Los vivos y los muertos.
A esta altura las partes que componen la saga de los muertos vivos de George Romero parecen operar prácticamente por inercia, como si cada entrega se derivara en forma automática de la anterior. Es que, en algún punto, el director parece haber puesto en funcionamiento un mecanismo de comportamiento autosuficiente, una especie de cine sin autor, paradójicamente atravesado por un fuerte aire de familiaridad que no hace sino acrecentar su contundencia de película en película y volver el conjunto un todo reconocible. Pero, ¿qué clase de cineasta es Romero, al final? No hay una respuesta clara a ese interrogante, pero podemos saber lo que Romero no es. Su entronización por parte de la crítica, desde por lo menos treinta años a esta parte, a menudo tiende a invisibilizar el hecho de que, puesto blanco sobre negro, el tipo es un pésimo narrador y un ideólogo mucho menos atendible de lo que la constante prédica de sus apólogos permite suponer. En La reencarnación de los muertos la sucesión de escenas deshilachadas, la pobre dirección de actores, los diálogos toscos y redundantes y los chistes carentes de gracia alguna, conforman un muestrario bastante completo de sus falencias como director.

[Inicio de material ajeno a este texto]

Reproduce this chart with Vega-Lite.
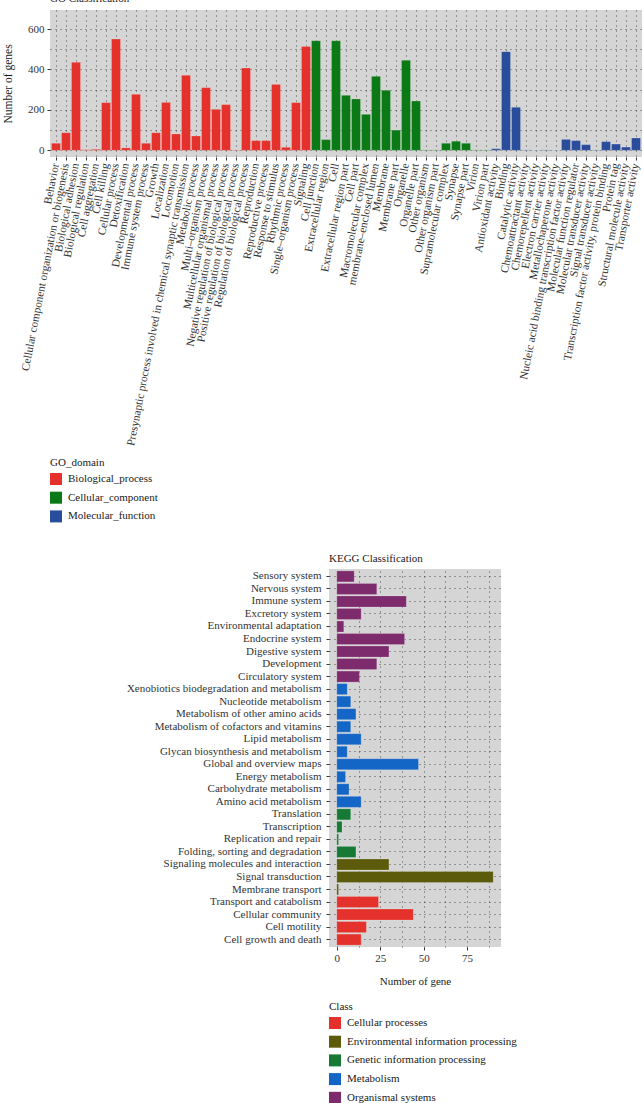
{
  "$schema": "https://vega.github.io/schema/vega-lite/v6.json",
  "padding": {"left": 2, "top": -7, "right": 0, "bottom": 0},
  "config": {
    "font": "Liberation Serif",
    "view": {"fill": "#D5D5D5", "stroke": null},
    "axis": {
      "labelFont": "Liberation Serif", "titleFont": "Liberation Serif",
      "labelColor": "#333333", "titleColor": "#1a1a1a", "titleFontWeight": "normal",
      "tickColor": "#333333", "domain": false,
      "gridColor": "#000000", "gridDash": [1, 4], "gridOpacity": 0.7, "gridWidth": 0.9
    },
    "legend": {
      "labelFont": "Liberation Serif", "titleFont": "Liberation Serif", "titleFontWeight": "normal",
      "labelFontSize": 11, "titleFontSize": 11, "labelColor": "#1a1a1a", "titleColor": "#1a1a1a",
      "symbolType": "square", "symbolSize": 144, "symbolStrokeWidth": 0,
      "rowPadding": 6.7, "titlePadding": 5, "labelOffset": 6, "labelLimit": 400
    },
    "title": {"font": "Liberation Serif", "fontWeight": "normal", "fontSize": 11, "color": "#1a1a1a", "anchor": "start", "frame": "group"}
  },
  "datasets": {
    "go": [
      {"term": "Behavior", "genes": 35, "GO_domain": "Biological_process"},
      {"term": "Cellular component organization or biogenesis", "genes": 87, "GO_domain": "Biological_process"},
      {"term": "Biological adhesion", "genes": 435, "GO_domain": "Biological_process"},
      {"term": "Biological regulation", "genes": 3, "GO_domain": "Biological_process"},
      {"term": "Cell aggregation", "genes": 5, "GO_domain": "Biological_process"},
      {"term": "Cell killing", "genes": 236, "GO_domain": "Biological_process"},
      {"term": "Cellular process", "genes": 550, "GO_domain": "Biological_process"},
      {"term": "Detoxification", "genes": 12, "GO_domain": "Biological_process"},
      {"term": "Developmental process", "genes": 277, "GO_domain": "Biological_process"},
      {"term": "Immune system process", "genes": 35, "GO_domain": "Biological_process"},
      {"term": "Growth", "genes": 87, "GO_domain": "Biological_process"},
      {"term": "Localization", "genes": 237, "GO_domain": "Biological_process"},
      {"term": "Locomotion", "genes": 81, "GO_domain": "Biological_process"},
      {"term": "Presynaptic process involved in chemical synaptic transmission", "genes": 371, "GO_domain": "Biological_process"},
      {"term": "Metabolic process", "genes": 71, "GO_domain": "Biological_process"},
      {"term": "Multi\u2013organism process", "genes": 310, "GO_domain": "Biological_process"},
      {"term": "Multicellular organismal process", "genes": 203, "GO_domain": "Biological_process"},
      {"term": "Negative regulation of biological process", "genes": 226, "GO_domain": "Biological_process"},
      {"term": "Positive regulation of biological process", "genes": 2, "GO_domain": "Biological_process"},
      {"term": "Regulation of biological process", "genes": 407, "GO_domain": "Biological_process"},
      {"term": "Reproduction", "genes": 48, "GO_domain": "Biological_process"},
      {"term": "Reproductive process", "genes": 48, "GO_domain": "Biological_process"},
      {"term": "Response to stimulus", "genes": 326, "GO_domain": "Biological_process"},
      {"term": "Rhythmic process", "genes": 15, "GO_domain": "Biological_process"},
      {"term": "Single\u2013organism process", "genes": 236, "GO_domain": "Biological_process"},
      {"term": "Signaling", "genes": 514, "GO_domain": "Biological_process"},
      {"term": "Cell junction", "genes": 542, "GO_domain": "Cellular_component"},
      {"term": "Extracellular region", "genes": 53, "GO_domain": "Cellular_component"},
      {"term": "Cell", "genes": 542, "GO_domain": "Cellular_component"},
      {"term": "Extracellular region part", "genes": 272, "GO_domain": "Cellular_component"},
      {"term": "Cell part", "genes": 254, "GO_domain": "Cellular_component"},
      {"term": "Macromolecular complex", "genes": 178, "GO_domain": "Cellular_component"},
      {"term": "membrane\u2013enclosed lumen", "genes": 366, "GO_domain": "Cellular_component"},
      {"term": "Membrane", "genes": 297, "GO_domain": "Cellular_component"},
      {"term": "Membrane part", "genes": 100, "GO_domain": "Cellular_component"},
      {"term": "Organelle", "genes": 445, "GO_domain": "Cellular_component"},
      {"term": "Organelle part", "genes": 244, "GO_domain": "Cellular_component"},
      {"term": "Other organism", "genes": 2, "GO_domain": "Cellular_component"},
      {"term": "Other organism part", "genes": 2, "GO_domain": "Cellular_component"},
      {"term": "Supramolecular complex", "genes": 35, "GO_domain": "Cellular_component"},
      {"term": "Synapse", "genes": 45, "GO_domain": "Cellular_component"},
      {"term": "Synapse part", "genes": 35, "GO_domain": "Cellular_component"},
      {"term": "Virion", "genes": 2, "GO_domain": "Cellular_component"},
      {"term": "Virion part", "genes": 2, "GO_domain": "Cellular_component"},
      {"term": "Antioxidant activity", "genes": 8, "GO_domain": "Molecular_function"},
      {"term": "Binding", "genes": 488, "GO_domain": "Molecular_function"},
      {"term": "Catalytic activity", "genes": 213, "GO_domain": "Molecular_function"},
      {"term": "Chemoattractant activity", "genes": 2, "GO_domain": "Molecular_function"},
      {"term": "Chemorepellent activity", "genes": 1, "GO_domain": "Molecular_function"},
      {"term": "Electron carrier activity", "genes": 2, "GO_domain": "Molecular_function"},
      {"term": "Metallochaperone activity", "genes": 1, "GO_domain": "Molecular_function"},
      {"term": "Nucleic acid binding transcription factor activity", "genes": 54, "GO_domain": "Molecular_function"},
      {"term": "Molecular function regulator", "genes": 48, "GO_domain": "Molecular_function"},
      {"term": "Molecular transducer activity", "genes": 28, "GO_domain": "Molecular_function"},
      {"term": "Signal transducer activity", "genes": 2, "GO_domain": "Molecular_function"},
      {"term": "Transcription factor activity, protein binding", "genes": 43, "GO_domain": "Molecular_function"},
      {"term": "Protein tag", "genes": 31, "GO_domain": "Molecular_function"},
      {"term": "Structural molecule activity", "genes": 16, "GO_domain": "Molecular_function"},
      {"term": "Transporter activity", "genes": 61, "GO_domain": "Molecular_function"}
    ],
    "kegg": [
      {"pathway": "Sensory system", "genes": 10, "Class": "Organismal systems"},
      {"pathway": "Nervous system", "genes": 23, "Class": "Organismal systems"},
      {"pathway": "Immune system", "genes": 40, "Class": "Organismal systems"},
      {"pathway": "Excretory system", "genes": 14, "Class": "Organismal systems"},
      {"pathway": "Environmental adaptation", "genes": 4, "Class": "Organismal systems"},
      {"pathway": "Endocrine system", "genes": 39, "Class": "Organismal systems"},
      {"pathway": "Digestive system", "genes": 30, "Class": "Organismal systems"},
      {"pathway": "Development", "genes": 23, "Class": "Organismal systems"},
      {"pathway": "Circulatory system", "genes": 13, "Class": "Organismal systems"},
      {"pathway": "Xenobiotics biodegradation and metabolism", "genes": 6, "Class": "Metabolism"},
      {"pathway": "Nucleotide metabolism", "genes": 8, "Class": "Metabolism"},
      {"pathway": "Metabolism of other amino acids", "genes": 11, "Class": "Metabolism"},
      {"pathway": "Metabolism of cofactors and vitamins", "genes": 8, "Class": "Metabolism"},
      {"pathway": "Lipid metabolism", "genes": 14, "Class": "Metabolism"},
      {"pathway": "Glycan biosynthesis and metabolism", "genes": 6, "Class": "Metabolism"},
      {"pathway": "Global and overview maps", "genes": 47, "Class": "Metabolism"},
      {"pathway": "Energy metabolism", "genes": 5, "Class": "Metabolism"},
      {"pathway": "Carbohydrate metabolism", "genes": 7, "Class": "Metabolism"},
      {"pathway": "Amino acid metabolism", "genes": 14, "Class": "Metabolism"},
      {"pathway": "Translation", "genes": 8, "Class": "Genetic information processing"},
      {"pathway": "Transcription", "genes": 3, "Class": "Genetic information processing"},
      {"pathway": "Replication and repair", "genes": 1, "Class": "Genetic information processing"},
      {"pathway": "Folding, sorting and degradation", "genes": 11, "Class": "Genetic information processing"},
      {"pathway": "Signaling molecules and interaction", "genes": 30, "Class": "Environmental information processing"},
      {"pathway": "Signal transduction", "genes": 90, "Class": "Environmental information processing"},
      {"pathway": "Membrane transport", "genes": 1, "Class": "Environmental information processing"},
      {"pathway": "Transport and catabolism", "genes": 24, "Class": "Cellular processes"},
      {"pathway": "Cellular community", "genes": 44, "Class": "Cellular processes"},
      {"pathway": "Cell motility", "genes": 17, "Class": "Cellular processes"},
      {"pathway": "Cell growth and death", "genes": 14, "Class": "Cellular processes"}
    ]
  },
  "columns": 1,
  "spacing": 30,
  "resolve": {"scale": {"color": "independent"}, "legend": {"color": "independent"}},
  "concat": [
    {
      "data": {"name": "go"},
      "width": 592,
      "height": 147,
      "title": {"text": "GO Classification", "offset": 6},
      "mark": {"type": "bar", "stroke": "#ffffff", "strokeOpacity": 0.3, "strokeWidth": 0.6},
      "encoding": {
        "x": {
          "field": "term", "type": "nominal", "sort": null,
          "scale": {"paddingInner": 0.1, "paddingOuter": 0.15},
          "axis": {"title": null, "labelAngle": -79, "labelFontSize": 11.3, "labelLimit": 500, "tickSize": 3, "labelPadding": 3, "grid": true}
        },
        "y": {
          "field": "genes", "type": "quantitative",
          "scale": {"domain": [-33, 694], "nice": false, "zero": false},
          "axis": {
            "title": "Number of genes", "titleFontSize": 11.5, "titlePadding": 14,
            "values": [0, 100, 200, 300, 400, 500, 600],
            "labelExpr": "datum.value % 200 === 0 ? datum.label : ''",
            "labelFontSize": 11, "tickSize": 3, "labelPadding": 3,
            "tickOpacity": {"condition": {"test": "datum.value % 200 !== 0", "value": 0}, "value": 1}
          }
        },
        "color": {
          "field": "GO_domain", "type": "nominal",
          "scale": {"domain": ["Biological_process", "Cellular_component", "Molecular_function"], "range": ["#E4312B", "#0B7A16", "#2A4D9B"]},
          "legend": {"title": "GO_domain", "orient": "bottom", "direction": "vertical", "offset": 10}
        }
      }
    },
    {
      "spacing": 0,
      "resolve": {"scale": {"color": "independent"}, "legend": {"color": "independent"}},
      "hconcat": [
        {
          "width": 64,
          "height": 10,
          "view": {"fill": null, "stroke": null},
          "data": {"values": []},
          "mark": {"type": "text"},
          "encoding": {}
        },
        {
          "data": {"name": "kegg"},
          "width": 172,
          "height": 378,
          "title": {"text": "KEGG Classification", "offset": 5},
          "mark": {"type": "bar", "stroke": "#ffffff", "strokeOpacity": 0.3, "strokeWidth": 0.6},
          "encoding": {
            "y": {
              "field": "pathway", "type": "nominal", "sort": null,
              "scale": {"paddingInner": 0.12, "paddingOuter": 0.15},
              "axis": {"title": null, "labelFontSize": 11, "labelLimit": 400, "tickSize": 3, "labelPadding": 5, "grid": true, "minExtent": 215, "maxExtent": 215}
            },
            "x": {
              "field": "genes", "type": "quantitative",
              "scale": {"domain": [-4.5, 94.5], "nice": false, "zero": false},
              "axis": {
                "title": "Number of gene", "titleFontSize": 11, "titlePadding": 12,
                "values": [0, 12.5, 25, 37.5, 50, 62.5, 75, 87.5],
                "labelExpr": "datum.value % 25 === 0 ? datum.label : ''",
                "labelFontSize": 11, "tickSize": 3, "labelPadding": 2,
                "tickOpacity": {"condition": {"test": "datum.value % 25 !== 0", "value": 0}, "value": 1}
              }
            },
            "color": {
              "field": "Class", "type": "nominal",
              "scale": {"domain": ["Cellular processes", "Environmental information processing", "Genetic information processing", "Metabolism", "Organismal systems"], "range": ["#E4312B", "#5B5B0B", "#167A35", "#1466C6", "#7E2B6E"]},
              "legend": {"title": "Class", "orient": "bottom", "direction": "vertical", "offset": 15}
            }
          }
        }
      ]
    }
  ]
}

Sin embargo, lo curioso es que la energía de la película es bastante notable. En el fondo, Romero juega al cine, al que aparentemente concibe como un desfile grotesco de figuras que se miran con recelo, se miden, se persiguen y se temen unas a otras. Ocasionalmente (las más de las veces) se terminan matando sin mayor contemplación. A pesar de sus traspiés narrativos y de sus abruptas caídas de tensión dramática, lo que persiste a lo largo de toda la película, su hilo conductor, se podría decir, es una fuerte sensación de desasosiego. Detrás de su aspecto de slapstick sanguinolento, en verdad nunca asumido con suficiente convicción, La reencarnación de los muertos quizá sea menos torpe de lo que parece: si Romero no es un director político, ni mucho menos un contador de historias consumado, a lo mejor no se lo puede desestimar del todo como un especialista del pesimismo. De pronto, se puede apreciar la bruma de dolor brutalmente anestesiado que envuelve la película: en una escena se ve a dos niños zombies atados a sus camas, los cuerpos carcomidos por la enfermedad –ese mal que en las películas de Romero no se nombra, quizá porque el asombro deja bien pronto su lugar a la acción física, a la voluntad que se encarna en el binomio conformado por la supervivencia (propia) y el exterminio (del otro).
El director y guionista prescinde de toda tentación metafísica para ir, en cambio, a buscar el centro del drama en los cuerpos, en la carne que se pudre y se señala a sí misma como origen definitivo del horror. Luego, esos niños infectados serán acribillados sin el menor remordimiento, porque en la película el mal existe únicamente como marca visible en el cuerpo y está exento de ser categorizado moralmente. Acá no hay buenos ni malos sino el derecho insobornable de cada cosa de perseverar en su ser. De la implacable autoridad de una premisa semejante se desprende un dejo de incomodidad que se cuela en el modo tenaz con el que el director se entrega a las maniobras de una comedia cruel, un protocolo despiadado donde el movimiento se constituye en el único objetivo legítimo del cine. El último plano de La reencarnación de los muertos, una bella toma general en la que dos eternos contendientes que pertenecen a familias rivales se apuntan con sus armas como en un duelo del siglo dieciocho –mientras sus figuras aparecen recortadas sobre la imagen de una luna imponente que es un puro alarde de decoración– parece ofrecerse como irónico recordatorio de lo que el director tiene para dar. Lo que hay ahí son dos tipos que no pueden ocupar el mismo espacio en forma simultánea, por lo que están dispuestos a matarse el uno al otro. Sin preocuparse por los alcances de su planteo, a Romero le basta con las posibilidades cinematográficas que este le presenta . Para qué más, parece decir.